ECG Motifs - Annotation Vectors

Annotation vectors are a series of numbers in the range [0, 1] which correspond to how significant a motif is at that index. For example, a 1 in the AV means that any motif starting at that index is heavily important and should be conserved whereas a 0 means that the motif can be discarded or ignored. As a result, annotation vectors allow you to ignore stop words or insigificant patterns in your data. This example shows you the basics of using annotation vectors on real-world data to select for specific motifs or patterns.

Data Overview

The data is a snippet from a large collection of ECG heartbeat data from the LTAF-71 database. The first half of this time series contains the calibration signal whereas the second half contains the actual ECG heartbeat.

[1]:
import matrixprofile as mp
import numpy as np

from matplotlib import pyplot as plt
%matplotlib inline
[2]:
ecg = mp.datasets.load('ecg-heartbeat-av')
ts = ecg['data']
window_size = 150

Motifs with Matrix Profile

Let’s compute the regular matrix profile and use that to find our top motif.

[3]:
profile = mp.compute(ts, windows=window_size)
profile = mp.discover.motifs(profile, k=1)
[4]:
figures = mp.visualize(profile)
../_images/examples_ECG_Annotation_Vectors_5_0.png
../_images/examples_ECG_Annotation_Vectors_5_1.png
../_images/examples_ECG_Annotation_Vectors_5_2.png

As can be seen above, the top motif is the calibration signal. The reason why is because the calibration signal is more well-conserved than the heartbeat signal, which may have variance due to the slight irregularity of a heartbeat. However, since we have the domain-specific knowledge that the calibration signal should be ignored, we can use annotation vectors to help us discard the calibration signal motif.

[5]:
# note the calibration signal starts to fade after the 1200th data point
threshold = 1200

# fill in first 1200 data points with 0s and rest with 1s to indicate
# that the calibration signal is not as important as heartbeat
av = np.append(np.zeros(threshold), np.ones(len(profile['mp']) - threshold))
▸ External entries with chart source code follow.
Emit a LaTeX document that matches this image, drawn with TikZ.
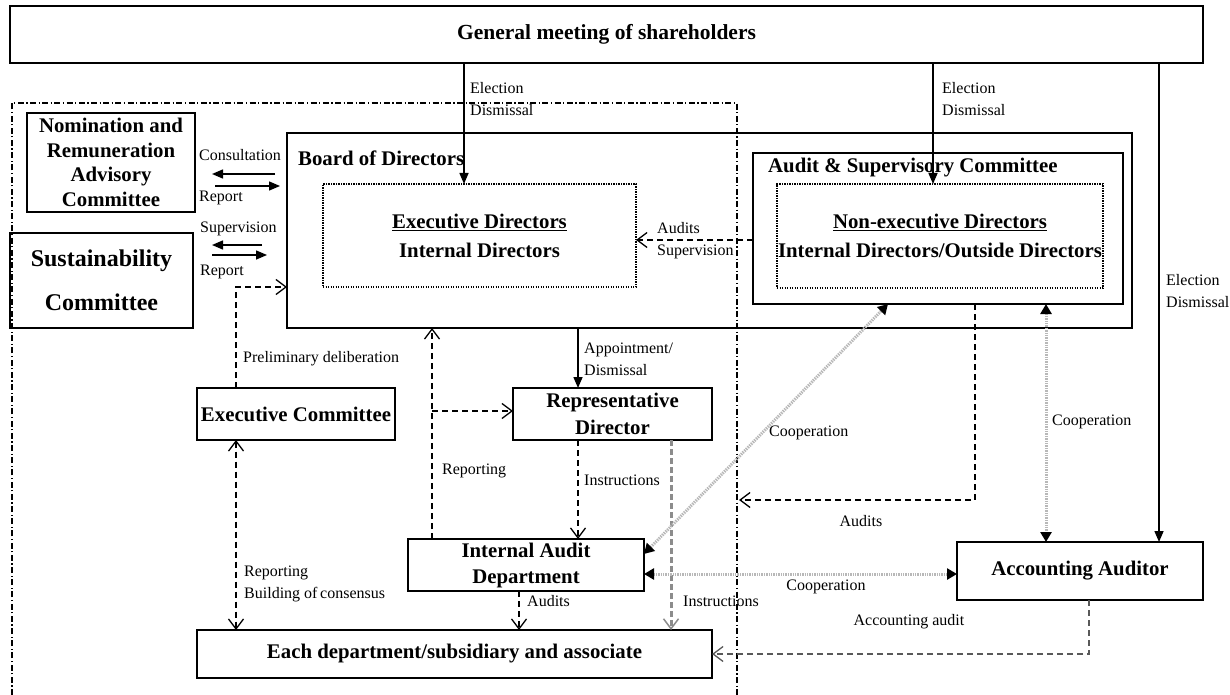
\documentclass[tikz,border=0pt]{standalone}
\usepackage{fontspec}
\setmainfont{Liberation Serif}
\usetikzlibrary{arrows.meta,calc}
\newcommand{\bfnt}{\fontsize{20.8}{25}\selectfont\bfseries}
\newcommand{\lfnt}{\fontsize{16}{22}\selectfont}
\tikzset{
  box/.style={draw, line width=1.6pt, inner sep=0pt, outer sep=0pt, align=center, font=\bfnt},
  dotbox/.style={draw, line width=1.3pt, dash pattern=on 1.2pt off 1.3pt, inner sep=0pt, outer sep=0pt, align=center},
  lbl/.style={anchor=west, inner sep=0pt, align=left, font=\lfnt},
  clbl/.style={inner sep=0pt, align=center, font=\lfnt},
  solidarr/.style={line width=1.5pt, -{Triangle[length=11pt,width=9pt]}},
  dasharr/.style={line width=1.4pt, dash pattern=on 6pt off 4pt, -{Straight Barb[length=10pt,width=15pt,line width=1.3pt]}},
  dasharrb/.style={line width=1.4pt, dash pattern=on 6pt off 4pt, {Straight Barb[length=10pt,width=15pt,line width=1.3pt]}-{Straight Barb[length=10pt,width=15pt,line width=1.3pt]}},
  grayins/.style={draw=black!45, line width=3pt, dash pattern=on 6pt off 3pt, -{Straight Barb[length=10pt,width=15pt,line width=1.5pt]}},
  accarr/.style={draw=black!65, line width=1.5pt, dash pattern=on 6pt off 4pt, -{Straight Barb[length=10pt,width=15pt,line width=1.3pt]}},
  coop/.style={draw=black!28, line width=3pt, dash pattern=on 1.4pt off 1pt, {Triangle[length=10pt,width=11pt,color=black]}-{Triangle[length=10pt,width=11pt,color=black]}},
  dashdot/.style={line width=1.1pt, dash pattern=on 6pt off 2.5pt on 1.2pt off 2.5pt}
}
\begin{document}
\begin{tikzpicture}[x=1pt,y=-1pt]
\useasboundingbox (0,0) rectangle (1230,695);

% outer dash-dot boundary
\draw[dashdot] (12,695) -- (12,103) -- (737,103) -- (737,695);

% boxes
\node[box, minimum width=1193pt, minimum height=57pt, font=\fontsize{21.5}{25}\selectfont\bfseries] (gm) at (606.5,34.5) {General meeting of shareholders};
\node[box, minimum width=168pt, minimum height=99pt, font=\fontsize{20.8}{24.5}\selectfont\bfseries] (nom) at (111,162.5) {Nomination and\\Remuneration\\Advisory\\Committee};
\node[box, minimum width=183pt, minimum height=95pt, font=\fontsize{24}{48}\selectfont\bfseries] (sus) at (101.5,280.5) {\raisebox{-4pt}{Sustainability}\\Committee};
\node[box, minimum width=845pt, minimum height=195pt] (board) at (709.5,230.5) {};
\node[anchor=west, inner sep=0pt, font=\bfnt] (boardl) at (298,158) {Board of Directors};
\node[dotbox, minimum width=313pt, minimum height=103pt, font=\fontsize{20.8}{29}\selectfont\bfseries] (exd) at (479.5,235.5) {\underline{Executive Directors}\\Internal Directors};
\node[box, minimum width=370pt, minimum height=151pt] (asc) at (938,228.5) {};
\node[anchor=west, inner sep=0pt, font=\bfnt] (ascl) at (768,168) {Audit \& Supervisory Committee};
\node[dotbox, minimum width=326pt, minimum height=104pt, font=\fontsize{20.8}{29}\selectfont\bfseries] (ned) at (940,236) {\underline{Non-executive Directors}\\Internal Directors/Outside Directors};
\node[box, minimum width=198pt, minimum height=52pt] (exc) at (296,414) {Executive Committee};
\node[box, minimum width=199pt, minimum height=52pt, font=\fontsize{20.8}{27}\selectfont\bfseries] (rep) at (612.5,414) {Representative\\Director};
\node[box, minimum width=236pt, minimum height=52pt, font=\fontsize{20.8}{26}\selectfont\bfseries] (iad) at (526,565) {Internal Audit\\Department};
\node[box, minimum width=246pt, minimum height=58pt] (aa) at (1080,571) {Accounting Auditor};
\node[box, minimum width=515pt, minimum height=48pt] (each) at (454.5,654) {Each department/subsidiary and associate};

% labels
\node[lbl] (le1) at (470,99) {Election\\Dismissal};
\node[lbl] (le2) at (942,99) {Election\\Dismissal};
\node[lbl] (le3) at (1166,291) {Election\\Dismissal};
\node[lbl] (lcon) at (199,155) {Consultation};
\node[lbl] (lrp1) at (199,198) {Report};
\node[lbl] (lsup) at (200,229) {Supervision};
\node[lbl] (lrp2) at (200,272) {Report};
\node[lbl] (las) at (657,240.5) {Audits\\Supervision};
\node[lbl] (lpre) at (243,359) {Preliminary deliberation};
\node[lbl] (lapp) at (584,359) {Appointment/\\Dismissal};
\node[lbl] (lrepo) at (442,471) {Reporting};
\node[lbl] (lins1) at (584,480) {Instructions};
\node[lbl] (lco1) at (769,433) {Cooperation};
\node[lbl] (lco2) at (1052,422) {Cooperation};
\node[clbl] (lau2) at (861,521) {Audits};
\node[clbl] (lco3) at (826,587) {Cooperation};
\node[lbl] (lrb) at (244,583.5) {Reporting\\Building of\,consensus};
\node[lbl] (lau3) at (527,601) {Audits};
\node[lbl] (lins2) at (683,601) {Instructions};
\node[clbl] (lacc) at (909,622) {Accounting audit};

% coordinates for free ends and positions
\coordinate (ca1) at (275,174); \coordinate (ca2) at (212,174);
\coordinate (cb1) at (215,186); \coordinate (cb2) at (280,186);
\coordinate (sa1) at (262,245); \coordinate (sa2) at (212,245);
\coordinate (sb1) at (212,255); \coordinate (sb2) at (267,255);
\coordinate (xE1) at (464,0); \coordinate (xE2) at (933,0); \coordinate (xE3) at (1159,0);
\coordinate (yAS) at (0,240);
\coordinate (xPre) at (236,0); \coordinate (yPre) at (0,287);
\coordinate (xApp) at (578,0); \coordinate (xRep) at (432,0);
\coordinate (branch) at (432,411);
\coordinate (xAud) at (519,0); \coordinate (xGi) at (671,0);
\coordinate (yDiag) at (0,554); \coordinate (xDiag) at (888,0);
\coordinate (yCoop) at (0,574); \coordinate (xVc) at (1046,0);
\coordinate (xAsc) at (975,0); \coordinate (audend) at (739,500);
\coordinate (xAcc) at (1089,0);

% connectors
\draw[solidarr] (gm.south -| xE1) -- (exd.north -| xE1);
\draw[solidarr] (gm.south -| xE2) -- (ned.north -| xE2);
\draw[solidarr] (gm.south -| xE3) -- (aa.north -| xE3);
\draw[solidarr] (ca1) -- (ca2);
\draw[solidarr] (cb1) -- (cb2);
\draw[solidarr] (sa1) -- (sa2);
\draw[solidarr] (sb1) -- (sb2);
\draw[dasharr] (asc.west |- yAS) -- (exd.east |- yAS);
\draw[dasharr] (exc.north -| xPre) |- (board.west |- yPre);
\draw[solidarr] (board.south -| xApp) -- (rep.north -| xApp);
\draw[dasharr] (iad.north -| xRep) -- (board.south -| xRep);
\draw[dasharr] (branch) -- (rep.west |- branch);
\draw[dasharr] (rep.south -| xApp) -- (iad.north -| xApp);
\draw[dasharrb] (exc.south -| xPre) -- (each.north -| xPre);
\draw[dasharr] (iad.south -| xAud) -- (each.north -| xAud);
\draw[grayins] (rep.south -| xGi) -- (each.north -| xGi);
\draw[coop] (iad.east |- yDiag) -- (asc.south -| xDiag);
\draw[coop] (iad.east |- yCoop) -- (aa.west |- yCoop);
\draw[coop] (asc.south -| xVc) -- (aa.north -| xVc);
\draw[dasharr] (asc.south -| xAsc) |- (audend);
\draw[accarr] (aa.south -| xAcc) |- (each.east);
\end{tikzpicture}
\end{document}
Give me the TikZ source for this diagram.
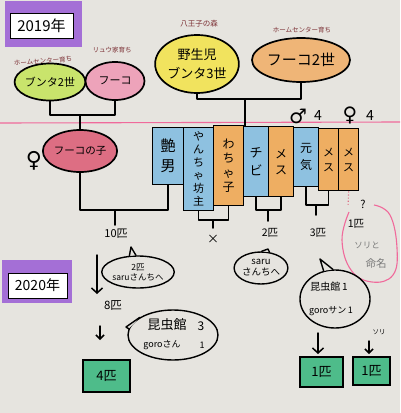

Motifs with Corrected Matrix Profile

Now we can apply the AV that we created to our original matrix profile and get a “corrected” matrix profile, or CMP. We can then use this CMP to re-discover the top motif.

[6]:
profile = mp.transform.apply_av(profile, "custom", av)
profile = mp.discover.motifs(profile, k=1, use_cmp=True)
[7]:
figures = mp.visualize(profile)
../_images/examples_ECG_Annotation_Vectors_10_0.png
../_images/examples_ECG_Annotation_Vectors_10_1.png
../_images/examples_ECG_Annotation_Vectors_10_2.png
../_images/examples_ECG_Annotation_Vectors_10_3.png
../_images/examples_ECG_Annotation_Vectors_10_4.png

Note how the top motif is now the heartbeat motif, which is the one we wanted to select. With domain-specific knowledge about the time series you are analyzing, annotation vectors can be an important tool in selecting for motifs that are important and ignoring motifs that are irrelevant.